Friday, October 28, 2011

Why I'm An Atheist

Caption: What does God need a bad movie for?

Image credit: Screenshot art of Star Trek V: The Final Frontier John Kenneth Muir



It seems to be all the rage right now to explain why one is an atheist. Before I read anyone else's story, I thought it might be a good idea to tell my own. Don't want to be accused of plagiary, now do I?

Unfortunately, why I'm an atheist is rather difficult to explain. There are no inspiring stories of being rescued from a cult by deprogrammers, or some deep insight that just suddenly struck me one day while I was trying out some new mutant strain of peyote. It was all pretty much done by the time I was ten. I don't remember a lot from when I was that age.

Must have been that peyote...

You might think that would mean that my parents were atheists, but that's not true. Neither were. My father was largely uninterested in religion, and my mother was turned into an agnostic thanks to the foolish nonsense the Catholic church of her day thought that all young women should naturally want to do. While we were growing up, they "experimented" with different religions, most based on Christianity. There was a Lutheran church for a while, and a Moravian one, I think, and then we went all Unitarian for a while. None of that seems to have made much of an impression on me.

The truth is that after learning that there was no such thing as Santa Claus, the Easter Bunny, the Tooth Fairy, or all the things in Grimm's Fairy Tales, that all those Bible stories just sounded like more magical stories people told each other. I'd read enough about science by then to learn how scientists thought the universe began, and that it was composed of matter, which behaved according to well-understood rules. That made a lot more sense to me.

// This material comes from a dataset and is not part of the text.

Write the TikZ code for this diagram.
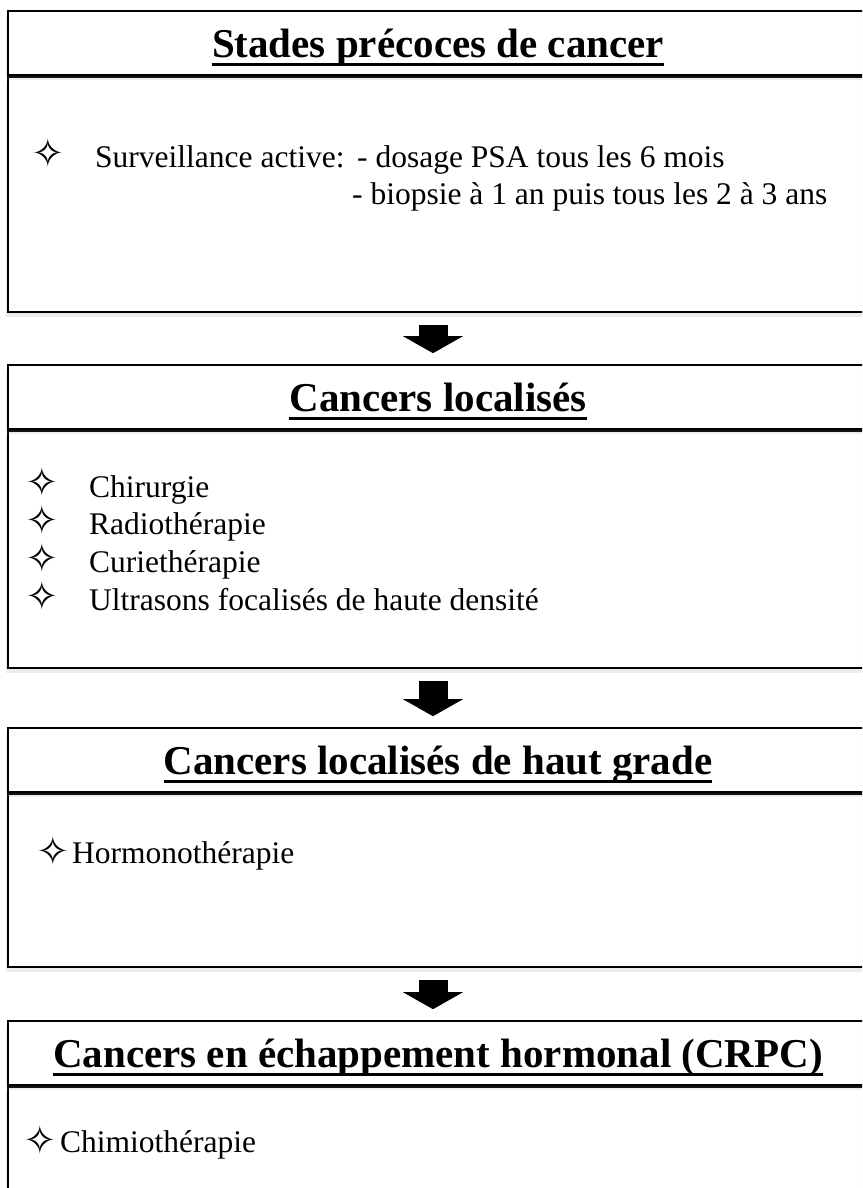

You might wonder at this point how a ten year old boy, who should have just barely been at the stage of mental development where he could do abstract reasoning, could have worked all this out. The answer is that I don't know. Yet I know it happened. I remember arguing about it with other boys in the Boy Scouts a year or so later, trying to explain how the universe was supposed to have began, and how much of what we saw in the world around us worked by natural laws. I'm not that much of a prodigy. I suspect that I was able to do it because there weren't a lot of adults around telling me not to.

That's the one other thing that my parents did that contributed to my being an atheist - they believed that everyone should make up his own mind about things. I just went ahead and did it.

It certainly wasn't until later that I worked out a lot of the other reasons for being an atheist, like that it wasn't necessary for there to be gods for the universe to exist. Nor were they necessary to explain random chance, as I learned when I took probabilities in high school. It wasn't until even later that I finally realized that not only was it not necessary, but it actually made no sense that they should be required to make this complex thing we live in. After all, if that were true, then something would have been needed to have made them, too. And just what would that be?

And it wasn't until the fifth Star Trek movie came out, in fact, that I finally really realized that I would never believe in such things. For those who may have managed to forget that movie, let me remind you that in it, there is a scene where Kirk and Spock are meeting some alien who is posing as God, the creator of the universe, etc. Kirk eventually works out that this isn't really God, because God wouldn't need a space ship, now would he? Sometimes even bad art can be thought-provoking, though, because it was in that moment that I finally realized that if I were ever actually in that situation, I'd be assuming that I was being confronted with some sort of trick or illusion, or at best by an entity that was a lot more technically advanced. I figured that people who are inclined to believe in that sort of thing would assume that this was their god or one of their gods, or maybe it reminded them more of someone else's, but I wouldn't have been a convert.

I would have been trying to figure out what the trick was. That's when I finally knew that I'd never be anything but an atheist, and that religion was mostly boring nonsense that other people needed to talk about for some reason.

So, that's why I'm an atheist - because my parents let me make up my own mind, and I did. Nothing more to it than that, really. Still, I managed to find a picture that fits in with the tale. Maybe that makes up for the lack of drama.


2 comments:

george.w said...

"...in that moment that I finally realized that if I were ever actually in that situation, I'd be assuming that I was being confronted with some sort of trick or illusion, or at best by an entity that was a lot more technically advanced."

Exactly. I once got mired in a discussion of "what evidence would convince you of a God"; my answer was pretty much "none" and I was accused of being a "fundamentalist". But it seemed more reasonable to assume my mind, or someone else's mind, was playing tricks on me, than that any single perception overrode everything else I knew about the Universe.

The other piece of the puzzle is that I once was very religious and untying that knot was a very thorough process for me. Re-tying it would have to cross a lot of t's and dot a lot of i's, and skeptical thinking isn't exactly religion's home field.

Cujo359 said...

With fundamentalists, it seems to come down to them being hammers and everything else looking like a nail. The last time anyone asked me a question like what would it take for me to believe in their god(s), I said I'd have to lose much of my higher brain function, or somehow forget what people have learned in the last four centuries.

That was quite some time ago. Nowadays, I don't think even the latter possibility would be enough.